Seeing themselves as such strong contrasts to each other, they likely would have been very surprised to be coupled together as "the literary equivalent of Homo erectus, or, if you prefer, Adam and Eve. " Using computational power to analyze 3,592 works published between 1780 and 1900, he concluded that Walter Scott and Jane Austen were the two primary influencers of all novelists who came after them in terms of style and theme.  Those are the types of discoveries that Jockers expound upon in his newly published book, Macroanalysis: Digital Methods and Literary History.

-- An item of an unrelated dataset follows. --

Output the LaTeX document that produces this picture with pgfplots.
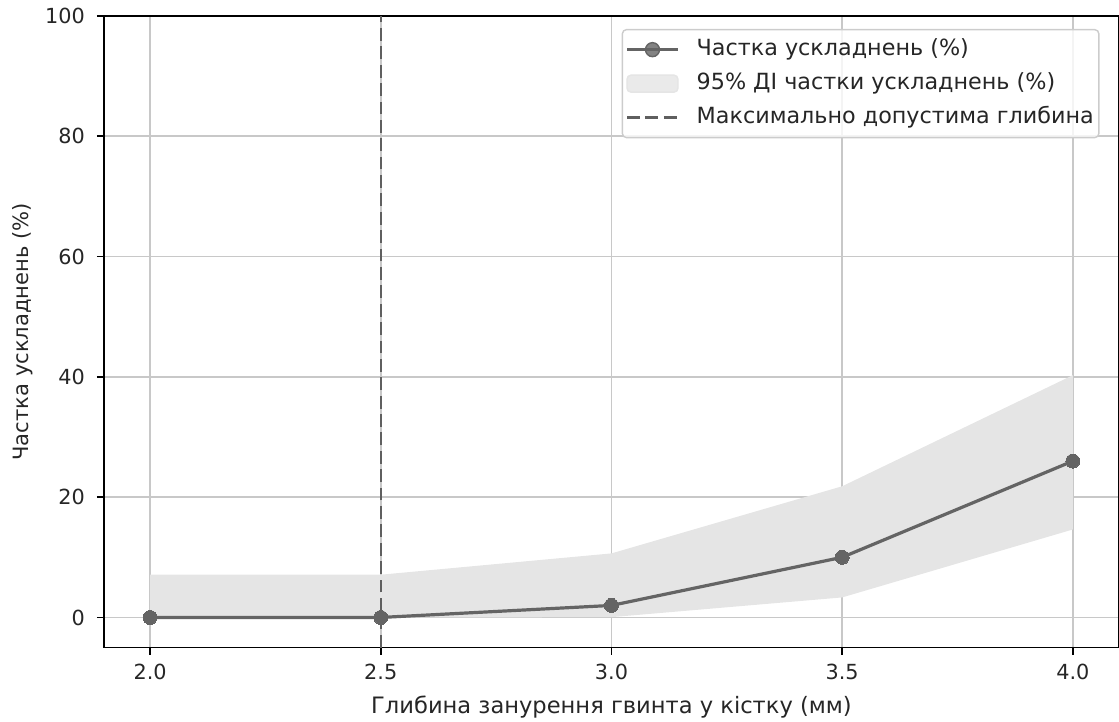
\documentclass[border=0pt]{standalone}
\usepackage{fontspec}
\setmainfont{DejaVu Sans}
\usepackage{pgfplots}
\pgfplotsset{compat=1.18}
\definecolor{linec}{RGB}{100,100,100}
\definecolor{dashc}{RGB}{95,95,95}
\definecolor{bandc}{RGB}{229,229,229}
\definecolor{gridc}{RGB}{200,200,200}
\begin{document}
\begin{tikzpicture}
\begin{axis}[
  at={(0,0)}, anchor=south west,
  scale only axis, width=507.9pt, height=316pt,
  xmin=1.9, xmax=4.1, ymin=-5, ymax=100,
  xtick={2.0,2.5,3.0,3.5,4.0},
  xticklabels={2.0,2.5,3.0,3.5,4.0},
  ytick={0,20,40,60,80,100},
  tick align=outside, major tick length=3.5pt,
  tick style={black, line width=0.9pt},
  xtick pos=bottom, ytick pos=left,
  grid=major, major grid style={gridc, line width=0.9pt},
  axis line style={black, line width=0.9pt},
  /pgf/number format/assume math mode=true,
  tick label style={font=\fontsize{10.4}{12.5}\selectfont, text=black!85},
  yticklabel style={xshift=-2.5pt},
  xticklabel style={yshift=-1pt},
  every axis x label/.style={at={(axis description cs:0.5,-0.0949)}, anchor=center,
    font=\fontsize{11.3}{13.5}\selectfont, text=black!85},
  every axis y label/.style={at={(axis description cs:-0.0797,0.5)}, rotate=90, anchor=center,
    font=\fontsize{10.55}{12.6}\selectfont, text=black!85},
  xlabel={Глибина занурення гвинта у кістку (мм)},
  ylabel={Частка ускладнень (\%)},
  legend cell align=left,
  legend style={at={(axis description cs:1,1)}, xshift=-9.75pt, yshift=-6.5pt, anchor=north east,
    draw=black!20, line width=0.7pt, rounded corners=2pt, fill=white, fill opacity=0.8, text opacity=1,
    font=\fontsize{11.15}{13.4}\selectfont, text=black!85,
    inner xsep=1.5pt, inner ysep=3.5pt, row sep=4pt,
    nodes={inner sep=1pt, text height=8.5pt, text depth=2.5pt}},
]
\addlegendimage{legend image code/.code={
  \draw[linec, line width=1.6pt] (0pt,0pt) -- (25.5pt,0pt);
  \fill[linec] (12.75pt,0pt) circle (3.5pt);
  \path (33.5pt,0pt);}}
\addlegendentry{Частка ускладнень (\%)}
\addlegendimage{legend image code/.code={
  \fill[bandc] (0pt,-4.25pt) rectangle (25.5pt,4.25pt);
  \path (33.5pt,0pt);}}
\addlegendentry{95\% ДІ частки ускладнень (\%)}
\addlegendimage{legend image code/.code={
  \draw[dashc, line width=1.15pt, dash pattern=on 6.4pt off 2.8pt] (0pt,0pt) -- (25.5pt,0pt);
  \path (33.5pt,0pt);}}
\addlegendentry{Максимально допустима глибина}

\addplot[forget plot, draw=none, fill=bandc] coordinates {
  (2.0,7.11) (2.5,7.11) (3.0,10.65) (3.5,21.81) (4.0,40.28)
  (4.0,14.63) (3.5,3.33) (3.0,0.05) (2.5,0) (2.0,0)} -- cycle;
\addplot[forget plot, linec, line width=1.6pt, mark=*, mark size=3.5pt,
  mark options={fill=linec, draw=linec, line width=0pt}] coordinates {
  (2.0,0) (2.5,0) (3.0,2) (3.5,10) (4.0,26)};
\addplot[forget plot, dashc, line width=1.15pt, dash pattern=on 6.4pt off 2.8pt] coordinates {
  (2.5,-5) (2.5,100)};
\end{axis}
\pgfresetboundingbox
\path (-52pt,-37pt) rectangle (507.9pt,324pt);
\end{tikzpicture}
\end{document}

Systematic textual analysis has a history that goes much further back than computers. The first concordance, according to The Word Crunchers dates back about 800 years. It was a most labor-intensive project, taking up the work of 500 friars. A Chaucer concordance took 50 years until it was read for publication in 1927. Computers entered the picture as early as 1951 when "I.B.M. helped create an automated concordance."  Those were the days of punch card programming, so “indexing all of Aquinas took a million man-hours.” It was only complete in 1974.   Ten years later, though, computers could analyze texts effortlessly, as depicted in the reports of a novelist’s favorite word in David Lodge’s novel Small World.    

The proliferation of digitalized books, courtesy of Google books is what makes it possible for computers to now process huge volumes of text from thousands of works.  Matthew Jockers, along with Franco Moretti, founded the Stanford Literary Lab in 2010. The research is done in groups along the lines of scientific investigations with the help of computer.

The approach is critiqued by a Chronicle of Higher Education article as The Humanities Go Google:

Data-diggers are gunning to debunk old claims based on "anecdotal" evidence and answer once-impossible questions about the evolution of ideas, language, and culture. Critics, meanwhile, worry that these stat-happy quants take the human out of the humanities. Novels aren't commodities like bags of flour, they warn. Cranking words from deeply specific texts like grist through a mill is a recipe for lousy research, they say—and a potential disaster for the profession.

It’s not just a matter of traditionalists feeling threatened by computer power. Algorithms that depend on Google books for meta-data tags may reach wrong conclusions.  Geoffrey Nunberg, a linguist, is quoted as declaring Google’s tags "a mess," not to be relied on.  Aside from questions of accuracy, there is that of relevance. Researcher have to ask themselves: "What does this tell me that what we can't already do?"

I had the same question when I read the  article on Jockers. Aside from identifying the novel’s trail set by Austen, it points out the supposed revelation that the novels of George Eliot "more closely resemble the patterns of male writers."  Is it altogether surprising that the author of Silly Novels by Lady Novelists who deliberately adopted a masculine pseudonym broke the mold conceived for female writers?  That’s something that any student of Victorian literature should already know.

What this form of research could do that traditional studies do not is unearth the roads not taken by the literary canon. In a New Scientist article on Jockers’ work,  Nicholas Dames, chair of the department of English and comparative literature at Columbia University as seeing the value of this type of research to bring to light the full body of fiction "rather than the small percentage of canonical texts that are usually taken as exemplary." That opens up the consideration of the canon in a larger context, which can lead to questioning the marked trail of influence.   But that will only work if the Google Books data proves comprehensive and reliable enough to accurately represent the literature of the time.